Although I remember with warmth the many Grahams of past volumes—the young girl of Erosion ravished by Italian painting, the young wife of The End of Beauty troubled by sexual and familial life, the autobiographical young woman of Region of Unlikeness, the adult poet of Materialism immersed in a Whitmanian sensuous world, the philosophical meditative spirit of The Errancy, and the fractured self of Never and Swarm, I cannot regret that Graham, now approaching sixty, has taken on the daunting work of investigating the huge sea change occasioned by the downward drift of the self. Because personal decline can parallel in many ways the precarious state of our planet, as well as our country’s descent into war, it is profitably uncertain at times in Sea Change which of these three predicaments most governs a given poem.
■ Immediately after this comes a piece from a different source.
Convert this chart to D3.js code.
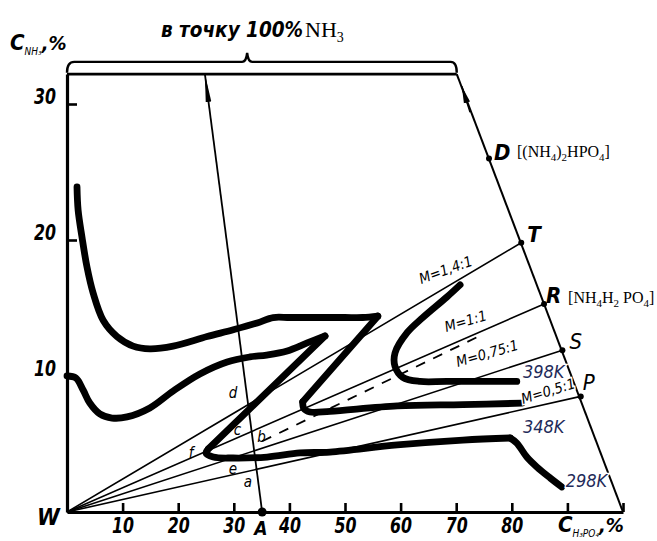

Graham’s poetry has of course a general consistency, stemming from her gift for striking natural observation and her inclination to large questions. These two qualities have been present in her work from the beginning. But in spite of these continuities, she has steadfastly refused to repeat herself technically, and has explored in successive volumes an extraordinary number of figurative and stylistic means—in typography, in syntax, in figuration, in voice. Readers have seen the short antiphonal lines of Erosion; the montage of film stills and the dual self-portraits in The End of Beauty; the prose excerpts accompanying the poems in Materialism; the attempts by multiple brackets in Never to show the strata of the mind moving simultaneously, the occasional insertion of a blank dash to express the inexpressible; the alternating lyric and historical poems of Overlord; and now, in Sea Change, the principled refusal of pause as a symbol of swiftness and simultaneity combined.

Graham’s searching poems are readable and rereadable for those who find in them the unavoidable complexity of aesthetic and ethical desire, expressed in stirring and beautiful collocations of words uttered in a recognizably contemporary idiom. There are several hundred of those poems now—a powerful streaming torrent. Time will of course winnow Graham’s work, but her poems have our zeitgeist embedded within them, to be discovered by future generations.